We now have Glen Beckett, Mike Lollback and Doreen Erhart from the local government association of QLD, apparently calling in from under the sea.
You may notice that none of these names were on the list I tweeted earlier.

That's because I still find the witness schedule on the RC's absolutely terrible website, and I'm still not on the media mailing list despite being told several times that I was.
Erhart, the climate change and great barrier reef lead for the LGAQ, is talking about the QCoast2100 program which is intended to help coastal councils in QLD prepare for climate change related coastal hazard risks over the long term.

Started with a focus on sea level rise
The Queensland local government association made the point in its submission that there was confusion and inconsistency around the use of "watch and act" and "leave now" alerts.

"Watch and act and leave now were almost being simultaneously broadcast on different radios."
Mike, whose surname I am not 100% sure I have right, tells the commission that while "leave now" was a very clear message, "watch and act" was confusing, because it basically meant stay, but anxiously. "How do we act if we're staying? Shouldn't we be going if we're acting?"
"Council switchboards were being inundated with questions about what are we supposed to do, do we watch, do we act, do we leave or stay, do we defend, and it created that confusion about what people should be doing."
Glen Beckett says that there is supposed to be a nationally-consistent messaging and that's why 'watch and act' is used.

Beckett says that QLDers are well versed in disaster warning and language for floods and cyclones, "we are not however as experienced in bushfires."
Here's the thing: it kind of means stay, but it could mean leaving if that's what in your personal bushfire action plan. If you plan to leave you should leave before you get the leave now/emergency warning.

The Vic alerts say that, other states don't.
https://twitter.com/random_pest/status/1274876051169017856
I swear this isn't just parochial bias: Victoria is much better at the communication in fire alerts than other states.

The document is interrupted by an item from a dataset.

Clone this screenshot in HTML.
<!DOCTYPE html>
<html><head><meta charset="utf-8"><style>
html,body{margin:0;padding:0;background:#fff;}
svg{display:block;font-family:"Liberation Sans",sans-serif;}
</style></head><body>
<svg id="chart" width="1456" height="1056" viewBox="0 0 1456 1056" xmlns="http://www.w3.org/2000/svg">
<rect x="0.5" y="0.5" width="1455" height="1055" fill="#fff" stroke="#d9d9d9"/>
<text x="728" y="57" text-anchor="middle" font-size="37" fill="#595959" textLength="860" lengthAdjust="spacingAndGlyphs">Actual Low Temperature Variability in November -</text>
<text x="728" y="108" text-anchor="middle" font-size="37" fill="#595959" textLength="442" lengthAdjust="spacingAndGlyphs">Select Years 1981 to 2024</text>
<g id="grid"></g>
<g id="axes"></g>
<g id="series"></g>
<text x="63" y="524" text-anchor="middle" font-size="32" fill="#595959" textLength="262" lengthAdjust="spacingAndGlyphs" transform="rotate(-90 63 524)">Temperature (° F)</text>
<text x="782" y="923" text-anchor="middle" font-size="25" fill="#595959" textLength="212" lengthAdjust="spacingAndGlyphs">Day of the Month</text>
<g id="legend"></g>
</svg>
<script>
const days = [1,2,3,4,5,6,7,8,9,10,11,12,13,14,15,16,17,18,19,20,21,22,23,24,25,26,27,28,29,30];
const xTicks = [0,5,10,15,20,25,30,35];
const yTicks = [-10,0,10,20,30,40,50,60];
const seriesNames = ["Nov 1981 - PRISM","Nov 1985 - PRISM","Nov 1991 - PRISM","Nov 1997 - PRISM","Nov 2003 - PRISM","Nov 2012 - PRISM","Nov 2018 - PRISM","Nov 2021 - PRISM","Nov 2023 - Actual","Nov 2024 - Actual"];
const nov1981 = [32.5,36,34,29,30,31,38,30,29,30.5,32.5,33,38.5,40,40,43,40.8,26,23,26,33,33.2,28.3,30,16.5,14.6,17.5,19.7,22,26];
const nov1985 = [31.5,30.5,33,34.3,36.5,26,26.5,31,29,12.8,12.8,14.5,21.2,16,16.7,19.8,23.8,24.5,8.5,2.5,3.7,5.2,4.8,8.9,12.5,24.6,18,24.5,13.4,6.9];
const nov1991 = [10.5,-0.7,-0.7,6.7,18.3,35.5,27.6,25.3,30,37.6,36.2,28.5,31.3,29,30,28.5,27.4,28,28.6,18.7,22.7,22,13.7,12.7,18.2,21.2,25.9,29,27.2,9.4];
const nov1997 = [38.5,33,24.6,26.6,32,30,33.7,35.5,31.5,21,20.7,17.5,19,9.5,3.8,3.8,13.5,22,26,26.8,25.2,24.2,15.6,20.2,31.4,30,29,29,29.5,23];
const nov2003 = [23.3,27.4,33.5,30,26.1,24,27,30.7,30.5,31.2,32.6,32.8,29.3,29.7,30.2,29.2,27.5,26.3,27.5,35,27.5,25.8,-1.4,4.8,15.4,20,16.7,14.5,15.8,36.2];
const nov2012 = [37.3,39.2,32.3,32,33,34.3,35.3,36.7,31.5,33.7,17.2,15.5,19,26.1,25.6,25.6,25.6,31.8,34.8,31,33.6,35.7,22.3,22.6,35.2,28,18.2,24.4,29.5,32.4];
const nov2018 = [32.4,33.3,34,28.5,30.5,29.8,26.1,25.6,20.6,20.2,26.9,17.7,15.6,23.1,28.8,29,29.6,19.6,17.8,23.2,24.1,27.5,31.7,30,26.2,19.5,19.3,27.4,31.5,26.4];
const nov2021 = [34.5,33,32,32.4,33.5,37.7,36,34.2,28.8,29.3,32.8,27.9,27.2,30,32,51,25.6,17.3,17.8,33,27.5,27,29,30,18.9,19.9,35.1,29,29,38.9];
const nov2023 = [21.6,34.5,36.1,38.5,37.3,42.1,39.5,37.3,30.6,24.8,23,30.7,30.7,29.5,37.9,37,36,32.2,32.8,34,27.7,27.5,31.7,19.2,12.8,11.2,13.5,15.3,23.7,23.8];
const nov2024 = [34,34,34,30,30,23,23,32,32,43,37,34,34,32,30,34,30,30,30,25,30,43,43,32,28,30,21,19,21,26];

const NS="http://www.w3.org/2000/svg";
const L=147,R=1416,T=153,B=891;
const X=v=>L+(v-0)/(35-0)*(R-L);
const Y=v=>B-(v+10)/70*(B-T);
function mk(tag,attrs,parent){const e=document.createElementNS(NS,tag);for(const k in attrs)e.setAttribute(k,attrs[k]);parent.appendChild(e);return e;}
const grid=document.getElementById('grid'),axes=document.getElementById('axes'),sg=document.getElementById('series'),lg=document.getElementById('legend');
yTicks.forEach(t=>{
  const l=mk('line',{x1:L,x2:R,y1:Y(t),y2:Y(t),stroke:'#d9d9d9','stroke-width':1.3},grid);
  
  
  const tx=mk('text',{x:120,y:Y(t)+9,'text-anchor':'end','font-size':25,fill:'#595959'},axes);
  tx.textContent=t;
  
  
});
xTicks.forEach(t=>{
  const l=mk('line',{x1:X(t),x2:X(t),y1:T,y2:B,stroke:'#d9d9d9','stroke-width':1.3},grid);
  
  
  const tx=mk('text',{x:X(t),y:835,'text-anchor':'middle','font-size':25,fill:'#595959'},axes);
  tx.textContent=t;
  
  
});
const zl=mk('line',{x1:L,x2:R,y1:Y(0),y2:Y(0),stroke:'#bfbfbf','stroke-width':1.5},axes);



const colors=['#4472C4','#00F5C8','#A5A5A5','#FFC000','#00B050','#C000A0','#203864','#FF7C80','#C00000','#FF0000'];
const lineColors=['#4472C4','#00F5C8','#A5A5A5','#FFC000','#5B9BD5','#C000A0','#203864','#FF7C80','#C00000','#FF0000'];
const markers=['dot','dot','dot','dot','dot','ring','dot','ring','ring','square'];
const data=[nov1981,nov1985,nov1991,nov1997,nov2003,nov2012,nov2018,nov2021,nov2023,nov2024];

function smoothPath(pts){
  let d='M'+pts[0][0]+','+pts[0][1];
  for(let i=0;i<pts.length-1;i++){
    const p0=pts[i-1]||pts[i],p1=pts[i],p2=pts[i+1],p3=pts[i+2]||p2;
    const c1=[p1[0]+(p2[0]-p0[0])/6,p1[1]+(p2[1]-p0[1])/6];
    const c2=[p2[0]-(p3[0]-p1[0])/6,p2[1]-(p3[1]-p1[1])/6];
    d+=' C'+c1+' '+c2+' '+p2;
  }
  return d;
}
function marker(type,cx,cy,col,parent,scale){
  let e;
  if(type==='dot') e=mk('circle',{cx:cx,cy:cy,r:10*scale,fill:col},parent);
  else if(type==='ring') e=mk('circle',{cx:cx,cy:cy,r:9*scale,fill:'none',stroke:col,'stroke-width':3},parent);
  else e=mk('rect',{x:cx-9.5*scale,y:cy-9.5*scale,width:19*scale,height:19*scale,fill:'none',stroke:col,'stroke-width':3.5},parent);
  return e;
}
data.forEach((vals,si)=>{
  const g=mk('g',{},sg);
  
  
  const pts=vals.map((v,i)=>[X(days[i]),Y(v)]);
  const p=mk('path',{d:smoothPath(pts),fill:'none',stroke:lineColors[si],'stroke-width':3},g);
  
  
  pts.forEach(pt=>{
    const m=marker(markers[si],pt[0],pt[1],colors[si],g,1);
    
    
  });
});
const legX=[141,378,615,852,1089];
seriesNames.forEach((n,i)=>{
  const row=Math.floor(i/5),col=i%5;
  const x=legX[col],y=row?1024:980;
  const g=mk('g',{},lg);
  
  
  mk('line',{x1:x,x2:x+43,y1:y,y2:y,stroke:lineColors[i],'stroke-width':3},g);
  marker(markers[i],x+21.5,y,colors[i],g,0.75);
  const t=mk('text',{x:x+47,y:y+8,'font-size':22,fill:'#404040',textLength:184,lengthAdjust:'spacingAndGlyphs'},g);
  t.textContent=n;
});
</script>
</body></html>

This makes sense, because no other state has lost 173 people in one day.

There seems to be a massive resistance in fire agencies learning from other states.
Stuart McConnell from the East Gippsland shire council is the first witness this afternoon.

The East Gippsland shire council is 10% of Victoria. 75% of its land mass is public land, and it has a population of about 45,000.
The East Gippsland shire was impacted by the 2003 fires, the 2006-07 fires, fires in 2011, fires in 2018-18, and then this summer.

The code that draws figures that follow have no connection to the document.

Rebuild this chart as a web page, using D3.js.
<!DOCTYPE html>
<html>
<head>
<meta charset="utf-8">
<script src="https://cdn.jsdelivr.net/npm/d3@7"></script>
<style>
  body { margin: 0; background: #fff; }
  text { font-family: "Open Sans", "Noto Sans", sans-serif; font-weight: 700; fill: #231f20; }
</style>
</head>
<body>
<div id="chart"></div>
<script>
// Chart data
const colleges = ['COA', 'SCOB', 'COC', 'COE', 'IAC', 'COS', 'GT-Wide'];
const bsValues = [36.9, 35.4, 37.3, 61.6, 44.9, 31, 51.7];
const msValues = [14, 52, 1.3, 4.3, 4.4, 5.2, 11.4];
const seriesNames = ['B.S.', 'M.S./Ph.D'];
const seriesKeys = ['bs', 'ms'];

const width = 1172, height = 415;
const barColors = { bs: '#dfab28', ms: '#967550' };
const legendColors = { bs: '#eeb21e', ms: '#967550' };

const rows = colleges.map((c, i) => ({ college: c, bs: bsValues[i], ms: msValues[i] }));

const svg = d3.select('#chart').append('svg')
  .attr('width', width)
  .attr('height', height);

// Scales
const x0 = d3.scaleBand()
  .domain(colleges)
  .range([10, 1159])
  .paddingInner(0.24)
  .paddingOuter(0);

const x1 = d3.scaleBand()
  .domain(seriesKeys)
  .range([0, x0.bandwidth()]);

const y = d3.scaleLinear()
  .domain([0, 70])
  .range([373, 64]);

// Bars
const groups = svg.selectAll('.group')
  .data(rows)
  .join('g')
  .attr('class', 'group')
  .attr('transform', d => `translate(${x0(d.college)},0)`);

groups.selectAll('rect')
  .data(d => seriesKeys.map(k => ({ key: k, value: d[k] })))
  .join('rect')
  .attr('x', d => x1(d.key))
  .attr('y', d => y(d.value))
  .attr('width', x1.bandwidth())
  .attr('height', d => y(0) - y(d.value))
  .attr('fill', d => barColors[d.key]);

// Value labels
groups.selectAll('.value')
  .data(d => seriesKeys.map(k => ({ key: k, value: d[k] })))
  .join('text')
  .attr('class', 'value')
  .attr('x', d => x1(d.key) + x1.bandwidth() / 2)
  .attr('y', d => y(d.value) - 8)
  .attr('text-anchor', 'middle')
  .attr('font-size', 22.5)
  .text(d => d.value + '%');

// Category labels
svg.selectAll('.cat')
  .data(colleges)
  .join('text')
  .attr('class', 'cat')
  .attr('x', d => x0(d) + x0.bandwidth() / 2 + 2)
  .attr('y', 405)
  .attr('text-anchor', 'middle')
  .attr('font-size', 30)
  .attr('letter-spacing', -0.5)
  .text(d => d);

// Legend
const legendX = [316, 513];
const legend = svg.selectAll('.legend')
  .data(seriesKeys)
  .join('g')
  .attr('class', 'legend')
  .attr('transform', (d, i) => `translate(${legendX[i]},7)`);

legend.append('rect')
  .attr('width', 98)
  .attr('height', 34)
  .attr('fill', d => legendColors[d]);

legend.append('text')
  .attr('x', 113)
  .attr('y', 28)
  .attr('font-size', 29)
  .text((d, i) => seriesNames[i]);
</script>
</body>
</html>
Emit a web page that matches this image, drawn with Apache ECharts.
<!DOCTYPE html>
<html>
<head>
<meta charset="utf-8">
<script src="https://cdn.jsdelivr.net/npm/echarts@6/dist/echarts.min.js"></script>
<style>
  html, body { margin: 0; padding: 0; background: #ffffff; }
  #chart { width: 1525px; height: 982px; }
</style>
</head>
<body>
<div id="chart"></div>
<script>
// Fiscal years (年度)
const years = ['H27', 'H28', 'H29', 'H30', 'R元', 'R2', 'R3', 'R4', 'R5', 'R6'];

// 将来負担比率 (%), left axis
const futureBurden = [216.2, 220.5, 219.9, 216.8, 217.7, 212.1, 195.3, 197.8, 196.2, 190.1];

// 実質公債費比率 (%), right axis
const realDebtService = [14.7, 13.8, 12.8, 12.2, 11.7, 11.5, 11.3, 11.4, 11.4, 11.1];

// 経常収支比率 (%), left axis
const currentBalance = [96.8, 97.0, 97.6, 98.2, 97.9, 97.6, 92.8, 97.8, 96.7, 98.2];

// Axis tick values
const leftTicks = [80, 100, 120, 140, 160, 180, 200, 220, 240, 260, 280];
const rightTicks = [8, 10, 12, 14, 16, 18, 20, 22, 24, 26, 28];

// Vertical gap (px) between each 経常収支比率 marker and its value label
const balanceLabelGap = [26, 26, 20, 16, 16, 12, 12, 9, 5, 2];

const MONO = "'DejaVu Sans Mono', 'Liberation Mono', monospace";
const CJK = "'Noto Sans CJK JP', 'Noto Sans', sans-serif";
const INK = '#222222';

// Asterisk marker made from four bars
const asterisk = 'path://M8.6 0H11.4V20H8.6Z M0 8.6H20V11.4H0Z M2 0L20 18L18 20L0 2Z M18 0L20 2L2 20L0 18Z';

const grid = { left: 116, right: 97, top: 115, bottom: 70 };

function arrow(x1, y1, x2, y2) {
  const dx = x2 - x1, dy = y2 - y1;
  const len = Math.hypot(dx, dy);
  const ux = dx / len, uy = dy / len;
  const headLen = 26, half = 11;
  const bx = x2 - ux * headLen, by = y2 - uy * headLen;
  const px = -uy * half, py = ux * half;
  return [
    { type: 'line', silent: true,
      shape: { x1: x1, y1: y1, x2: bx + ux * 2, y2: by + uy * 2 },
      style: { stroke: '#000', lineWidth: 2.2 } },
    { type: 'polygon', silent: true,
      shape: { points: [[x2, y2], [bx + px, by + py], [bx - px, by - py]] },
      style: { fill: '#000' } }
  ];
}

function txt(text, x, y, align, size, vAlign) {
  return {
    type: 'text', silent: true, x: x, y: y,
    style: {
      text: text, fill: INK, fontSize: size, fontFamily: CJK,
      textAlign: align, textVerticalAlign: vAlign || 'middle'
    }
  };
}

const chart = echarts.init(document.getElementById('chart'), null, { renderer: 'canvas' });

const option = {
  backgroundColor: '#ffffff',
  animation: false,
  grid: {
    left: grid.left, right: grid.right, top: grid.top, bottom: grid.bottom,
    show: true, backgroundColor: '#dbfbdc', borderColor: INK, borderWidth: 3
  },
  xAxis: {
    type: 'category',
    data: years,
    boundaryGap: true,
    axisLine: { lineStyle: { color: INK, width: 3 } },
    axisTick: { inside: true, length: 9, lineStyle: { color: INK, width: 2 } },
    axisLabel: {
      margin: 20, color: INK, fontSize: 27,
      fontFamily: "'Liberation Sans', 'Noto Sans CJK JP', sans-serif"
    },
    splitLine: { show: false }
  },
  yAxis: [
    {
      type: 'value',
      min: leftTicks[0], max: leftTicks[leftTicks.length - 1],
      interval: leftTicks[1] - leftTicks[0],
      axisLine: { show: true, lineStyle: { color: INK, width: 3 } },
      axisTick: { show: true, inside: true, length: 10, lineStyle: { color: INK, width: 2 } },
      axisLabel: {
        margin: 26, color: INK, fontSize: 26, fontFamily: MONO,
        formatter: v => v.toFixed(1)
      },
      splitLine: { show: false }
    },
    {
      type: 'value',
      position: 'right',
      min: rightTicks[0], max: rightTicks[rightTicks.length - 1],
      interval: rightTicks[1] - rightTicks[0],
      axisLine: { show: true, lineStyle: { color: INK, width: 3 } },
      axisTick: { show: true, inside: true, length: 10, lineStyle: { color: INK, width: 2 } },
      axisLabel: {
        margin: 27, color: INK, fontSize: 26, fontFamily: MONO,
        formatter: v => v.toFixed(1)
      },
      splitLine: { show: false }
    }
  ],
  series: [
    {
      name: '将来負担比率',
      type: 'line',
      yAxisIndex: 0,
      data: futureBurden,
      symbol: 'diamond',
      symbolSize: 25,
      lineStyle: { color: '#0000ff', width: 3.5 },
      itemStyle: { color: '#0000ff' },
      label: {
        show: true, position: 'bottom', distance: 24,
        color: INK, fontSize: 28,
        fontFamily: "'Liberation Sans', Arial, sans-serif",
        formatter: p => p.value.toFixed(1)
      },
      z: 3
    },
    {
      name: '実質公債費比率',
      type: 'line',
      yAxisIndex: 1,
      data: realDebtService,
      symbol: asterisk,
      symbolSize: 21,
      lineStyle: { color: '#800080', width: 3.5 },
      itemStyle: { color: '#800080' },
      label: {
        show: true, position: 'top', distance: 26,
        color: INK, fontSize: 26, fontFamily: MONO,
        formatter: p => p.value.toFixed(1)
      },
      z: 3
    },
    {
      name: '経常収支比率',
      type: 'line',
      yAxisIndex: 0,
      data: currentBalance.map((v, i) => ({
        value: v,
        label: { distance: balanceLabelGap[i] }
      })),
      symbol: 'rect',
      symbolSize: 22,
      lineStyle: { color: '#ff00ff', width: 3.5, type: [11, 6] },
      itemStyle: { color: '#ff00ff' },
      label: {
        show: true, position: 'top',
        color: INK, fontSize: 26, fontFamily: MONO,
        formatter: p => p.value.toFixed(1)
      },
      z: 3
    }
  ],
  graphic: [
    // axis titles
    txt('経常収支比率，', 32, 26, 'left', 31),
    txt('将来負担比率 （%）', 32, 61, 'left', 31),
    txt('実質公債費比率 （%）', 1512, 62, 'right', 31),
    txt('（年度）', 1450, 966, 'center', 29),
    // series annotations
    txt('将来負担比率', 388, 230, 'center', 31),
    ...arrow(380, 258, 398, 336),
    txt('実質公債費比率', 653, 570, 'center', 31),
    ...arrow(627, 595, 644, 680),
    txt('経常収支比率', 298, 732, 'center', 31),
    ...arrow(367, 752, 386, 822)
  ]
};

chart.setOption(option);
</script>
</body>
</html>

McConnell says they are "somewhat experienced in responding to bushfire."

They've also had floods in that time.
The 2019-20 fires were of a much larger scale. 56% of the land area of East Gippsland was burned, McConnell said.

"The impact of the fires is on the back of three years of drought."
Also, heaps of communities were cut off. The Princes Highway was closed for 37 days.

That happened to coincide with the peak tourism period. Businesses said they lost about 75% of their revenue through that period. Can only assume the other 25% was fireys buying pies.
East Gippsland has an annual slashing program, mainly focused on roadsides of council roads - so not arterial roads.

Most of the hazard reduction undertaken by councils is mowing, the program costs $500,000 per year.
McConnell is talking through their bushfire safety plan. It includes the identification of neighbourhood safer places. There are 12 of them in East Gippsland.

Also assembly areas and prospective sties for relief centres. Over summer they set one of those up in Delegate, NSW.
Delegate's outside the council area, obviously, so it wasn't listed as a potential relief centre site in the plan - although it was used in 2014 as well.
McConnell said they were not able to do all their slashing last Spring because the fire season was so intense, so early. They usually do their second slash in December - it was too high risk for that last year.
McConnell said council did seminars with tourism operations in the lead up to the fire season "to help them be aware of some of the issues around fire risk and preparedness".
(I spoke to a number of tourism operators in East Gippsland the last week of December. Absolutely none of them understood how dangerous the weather was, they all told me they had dealt with fire before.)